:: PROBLEM TO WORK ON ::
Copy everything in the data below exactly except the pictures.

:: GIVEN INFORMATION ::
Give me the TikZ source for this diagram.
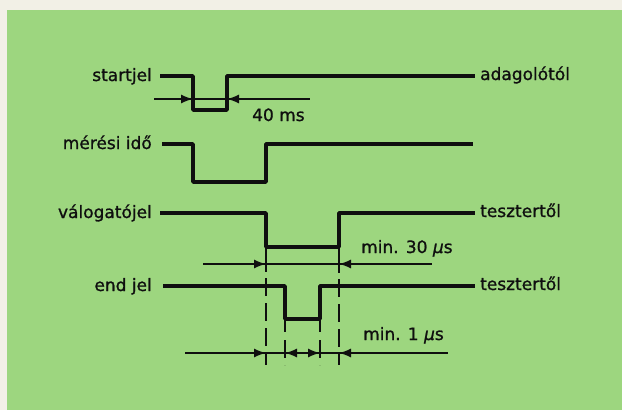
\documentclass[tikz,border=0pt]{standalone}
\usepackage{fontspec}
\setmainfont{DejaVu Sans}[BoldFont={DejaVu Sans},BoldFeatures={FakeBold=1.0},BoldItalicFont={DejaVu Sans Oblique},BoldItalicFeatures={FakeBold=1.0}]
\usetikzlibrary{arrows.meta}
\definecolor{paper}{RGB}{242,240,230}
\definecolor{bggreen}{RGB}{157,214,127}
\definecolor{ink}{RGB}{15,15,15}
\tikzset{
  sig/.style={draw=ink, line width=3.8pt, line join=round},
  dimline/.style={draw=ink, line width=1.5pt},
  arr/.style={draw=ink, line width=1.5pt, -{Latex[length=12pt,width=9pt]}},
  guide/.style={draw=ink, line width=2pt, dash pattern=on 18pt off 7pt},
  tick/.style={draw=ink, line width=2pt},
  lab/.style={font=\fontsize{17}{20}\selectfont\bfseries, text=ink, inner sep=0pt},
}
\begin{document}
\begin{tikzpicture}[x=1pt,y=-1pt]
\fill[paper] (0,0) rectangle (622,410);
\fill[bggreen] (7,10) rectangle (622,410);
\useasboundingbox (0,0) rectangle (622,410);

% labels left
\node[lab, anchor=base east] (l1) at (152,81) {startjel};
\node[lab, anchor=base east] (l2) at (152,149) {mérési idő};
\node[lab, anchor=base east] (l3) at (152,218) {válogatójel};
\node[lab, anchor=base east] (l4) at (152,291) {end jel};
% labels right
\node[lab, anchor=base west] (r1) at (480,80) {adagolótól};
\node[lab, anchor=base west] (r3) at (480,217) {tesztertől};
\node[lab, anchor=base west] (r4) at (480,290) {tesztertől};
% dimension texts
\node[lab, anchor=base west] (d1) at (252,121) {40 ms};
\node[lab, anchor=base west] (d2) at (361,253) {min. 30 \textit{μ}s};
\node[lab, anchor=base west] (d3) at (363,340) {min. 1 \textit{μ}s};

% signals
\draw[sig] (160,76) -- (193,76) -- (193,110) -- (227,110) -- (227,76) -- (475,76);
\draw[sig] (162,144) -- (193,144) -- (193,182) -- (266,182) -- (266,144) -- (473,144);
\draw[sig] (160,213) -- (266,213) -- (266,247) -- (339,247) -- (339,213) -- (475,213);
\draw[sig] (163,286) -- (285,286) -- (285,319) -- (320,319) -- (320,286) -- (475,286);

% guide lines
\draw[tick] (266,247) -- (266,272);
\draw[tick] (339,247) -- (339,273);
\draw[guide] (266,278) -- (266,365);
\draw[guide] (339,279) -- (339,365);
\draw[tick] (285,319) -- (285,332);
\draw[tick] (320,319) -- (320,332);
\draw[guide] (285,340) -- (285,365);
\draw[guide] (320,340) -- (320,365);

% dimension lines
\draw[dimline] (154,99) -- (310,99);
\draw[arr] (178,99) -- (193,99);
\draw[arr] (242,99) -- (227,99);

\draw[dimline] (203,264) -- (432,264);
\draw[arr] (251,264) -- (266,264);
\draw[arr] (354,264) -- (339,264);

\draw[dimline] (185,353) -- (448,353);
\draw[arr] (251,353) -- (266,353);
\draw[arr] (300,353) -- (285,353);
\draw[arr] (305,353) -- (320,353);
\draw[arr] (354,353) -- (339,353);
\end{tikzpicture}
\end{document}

:: THE SOLUTION ::
Give me the TikZ source for this diagram.
\documentclass[tikz,border=0pt]{standalone}
\usepackage{fontspec}
\setmainfont{DejaVu Sans}[BoldFont={DejaVu Sans},BoldFeatures={FakeBold=1.0},BoldItalicFont={DejaVu Sans Oblique},BoldItalicFeatures={FakeBold=1.0}]
\usetikzlibrary{arrows.meta}
\definecolor{paper}{RGB}{242,240,230}
\definecolor{bggreen}{RGB}{157,214,127}
\definecolor{ink}{RGB}{15,15,15}
\tikzset{
  sig/.style={draw=ink, line width=3.8pt, line join=round},
  dimline/.style={draw=ink, line width=1.5pt},
  arr/.style={draw=ink, line width=1.5pt, -{Latex[length=12pt,width=9pt]}},
  guide/.style={draw=ink, line width=2pt, dash pattern=on 18pt off 7pt},
  tick/.style={draw=ink, line width=2pt},
  lab/.style={font=\fontsize{17}{20}\selectfont\bfseries, text=ink, inner sep=0pt},
}
\begin{document}
\begin{tikzpicture}[x=1pt,y=-1pt]
\fill[paper] (0,0) rectangle (622,410);
\fill[bggreen] (7,10) rectangle (622,410);
\useasboundingbox (0,0) rectangle (622,410);

% labels left
\node[lab, anchor=base east] (l1) at (152,81) {startjel};
\node[lab, anchor=base east] (l2) at (152,149) {mérési idő};
\node[lab, anchor=base east] (l3) at (152,218) {válogatójel};
\node[lab, anchor=base east] (l4) at (152,291) {end jel};
% labels right
\node[lab, anchor=base west] (r1) at (480,80) {adagolótól};
\node[lab, anchor=base west] (r3) at (480,217) {tesztertől};
\node[lab, anchor=base west] (r4) at (480,290) {tesztertől};
% dimension texts
\node[lab, anchor=base west] (d1) at (252,121) {40 ms};
\node[lab, anchor=base west] (d2) at (361,253) {min. 30 \textit{μ}s};
\node[lab, anchor=base west] (d3) at (363,340) {min. 1 \textit{μ}s};

% signals
\draw[sig] (160,76) -- (193,76) -- (193,110) -- (227,110) -- (227,76) -- (475,76);
\draw[sig] (162,144) -- (193,144) -- (193,182) -- (266,182) -- (266,144) -- (473,144);
\draw[sig] (160,213) -- (266,213) -- (266,247) -- (339,247) -- (339,213) -- (475,213);
\draw[sig] (163,286) -- (285,286) -- (285,319) -- (320,319) -- (320,286) -- (475,286);

% guide lines
\draw[tick] (266,247) -- (266,272);
\draw[tick] (339,247) -- (339,273);
\draw[guide] (266,278) -- (266,365);
\draw[guide] (339,279) -- (339,365);
\draw[tick] (285,319) -- (285,332);
\draw[tick] (320,319) -- (320,332);
\draw[guide] (285,340) -- (285,365);
\draw[guide] (320,340) -- (320,365);

% dimension lines
\draw[dimline] (154,99) -- (310,99);
\draw[arr] (178,99) -- (193,99);
\draw[arr] (242,99) -- (227,99);

\draw[dimline] (203,264) -- (432,264);
\draw[arr] (251,264) -- (266,264);
\draw[arr] (354,264) -- (339,264);

\draw[dimline] (185,353) -- (448,353);
\draw[arr] (251,353) -- (266,353);
\draw[arr] (300,353) -- (285,353);
\draw[arr] (305,353) -- (320,353);
\draw[arr] (354,353) -- (339,353);
\end{tikzpicture}
\end{document}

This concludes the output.